When you've worked through the tasks and exercises in this notebook, you'd have

* built a machine learning model using a standard software library;
* run experiments to explore effects of regularization and data augmentation.

# Objectives




* To introduce you to 2 of the main (Python-based) software libraries we'll be using throughout the module:
> 1. scikit-learn (https://scikit-learn.org/stable/) - one of the well-used machine learning libraries.
> 2. numpy (https://numpy.org/) -  a very common library for mathematical functions.

>**Note**: It is your responsibility as a machine learning scientist to read documentations for any library function you use and to thoroughly understand what it is doing, if it validly serves your purpose, and which of its parameters you need to consider.

* To see some of the basic components of machine learning first hand - training data, test (i.e. unseen) data, and machine learning model (with weights and biases being the primary parameters that specify a model for most types of models):
>1. Data - today, we'll use the Iris dataset. You can read more about it here: https://scikit-learn.org/stable/datasets/toy_dataset.html.
>2. Model - we'll explore linear regression, regularization, and augmentation, which we covered in the Week 1 mini-videos


# Section 1 - Set up imports and random number generator

In [None]:
%matplotlib inline

import numpy
from sklearn import linear_model
from sklearn.metrics import mean_squared_error
import copy


# Set up the random number generator
rng =  numpy.random.default_rng()

# Section 2 - Load the Iris dataset

In [None]:
from sklearn import datasets

iris_data, iris_labels = datasets.load_iris(return_X_y=True, as_frame=False)

print("The dimensions of the Iris feature matrix", iris_data.shape)

# Section 3 - Explore the Iris dataset

* Read about the Iris dataset here: https://scikit-learn.org/stable/datasets/toy_dataset.html
* What type of labels does it have (real continuous or categorical)? What kind of machine learning task is this type of label suited to, i.e. classification or regression?
* What is the feature dimensionality of the dataset, i.e. the number of features?
* How many data instances are there? What is the distribution of instances across classes?



---


* Select one of the features. What association does the selected feature have with the iris classes, with respect to differentiating between them (Hint - use a search engine to read about Iris Setosa, Iris Versicolour, and Iris Virginica plant)?
* What factors do you think limited the number of data instances per class?
* How do you think the data was collected? What implication would this have for real world deployment of a model for automatic detection of iris classes based on this dataset?
* How do you think it was labelled? What kind of challenge might this pose for collection of more training data (and labels) for automatic detection of iris classes?
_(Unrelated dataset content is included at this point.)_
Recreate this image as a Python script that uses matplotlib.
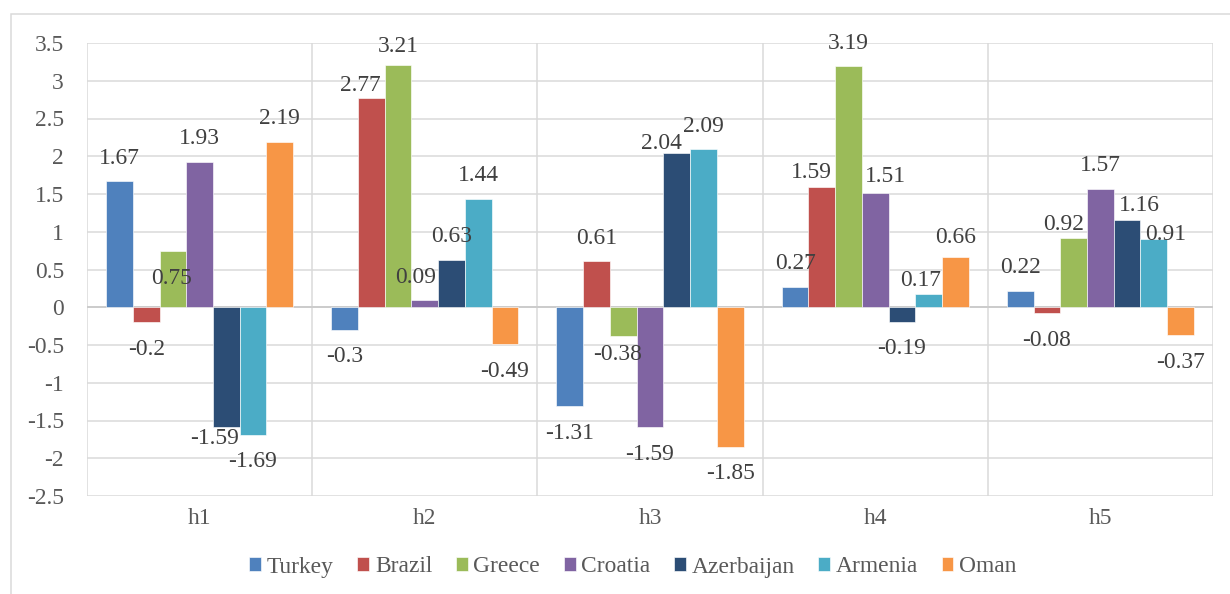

# Section 4 - Split into training and test sets

In [None]:

# Randomly split the data into 50:50 training:test sets
rand_inds = numpy.arange(iris_labels.shape[0],)
rng.shuffle(rand_inds)
split_point = int(0.5*iris_labels.shape[0])

training_data_x = iris_data[rand_inds[0:split_point], :]
training_labels_y = iris_labels[rand_inds[0:split_point]]
test_data_x = iris_data[rand_inds[split_point:iris_labels.shape[0]], :]
test_labels_y = iris_labels[rand_inds[split_point:iris_labels.shape[0]]]

print("Size of the training data:", training_data_x.shape)
print("Size of the ttest data:", test_data_x.shape)

# Section 5 - Train linear regression model

In [None]:

print(training_data_x)

# Train a linear regression model
lr_model = linear_model.LinearRegression()
lr_model.fit(training_data_x, training_labels_y)
print("\nThe weight (w):",  lr_model.coef_)
print("The bias (b):",  lr_model.intercept_)

# Check the performance of the model on the data used to train it
training_pred_y = lr_model.predict(training_data_x)
print("\nMean squared error (error on training data): %.2f " % mean_squared_error(training_labels_y, training_pred_y))




# Section 6 - Explore reproducibility


* Run Sections 4 and 5 code multiple times (e.g. 3 times) - each time, copy and paste your outputs (training data, weight, bias, mean squared error) somewhere so that you can compare outputs across the multiple runs. What do you notice? What is the implication, and how could you address it?

# Section 7 - Explore the linear regression model



*   Why are the 4 weights for the model?
*   Why is there one bias for the model?



# Section 8 - Explore the effects of L1 and L2 regularization

*   Train and evaluate a linear regression model
  * See above examples; also see https://scikit-learn.org/stable/modules/generated/sklearn.linear_model.LinearRegression.html)
*   Train and evaluate a linear regression model with L2 regularization
  * Set alpha to 0.5
  * See https://scikit-learn.org/stable/modules/generated/sklearn.linear_model.Ridge.html#sklearn.linear_model.Ridge)
*   Train and evaluate a linear regression model with L1 regularization
  * Set alpha to 0.5
  * See https://scikit-learn.org/stable/modules/generated/sklearn.linear_model.Lasso.html#sklearn.linear_model.Lasso)
*   What are the effects of regularization that you notice?
  * See Week 1 mini-videos
  * Hint - Compare the weights (and bias) and the errors.




# Section 9 - Explore the effect of alpha on L1 and L2 regularization

* Using your code in Section 8, compare the effect of multiple alpha values, e.g. alpha = 0.000000001, 0.0001, 0.1, on regularization.

# Section 10 - Explore the effect of data augmentation

*   Train and evaluate a linear regression model
  * See above examples; also see https://scikit-learn.org/stable/modules/generated/sklearn.linear_model.LinearRegression.html)
*   Train and evaluate a linear regression model with data augmentation applied to the training data
  * See Week 1 mini-videos
  * You could try adding randomly setting feature values to '-1'
  * You could try multiple augmentation intensities, e.g. probability of 0.01, 0.1, and 0.5 of setting to '-1'
*   Train and evaluate a linear regression model with another data augmentation applied to the training data
  * See Week 1 mini-videos
  * You could try randomly adding Gaussian noise to the data
  * You could try multiple augmentation intensities, e.g. Gaussian noise of standard deviation = 0.01, 0.1, and 0.5
*   What are the effects of augmentation that you notice?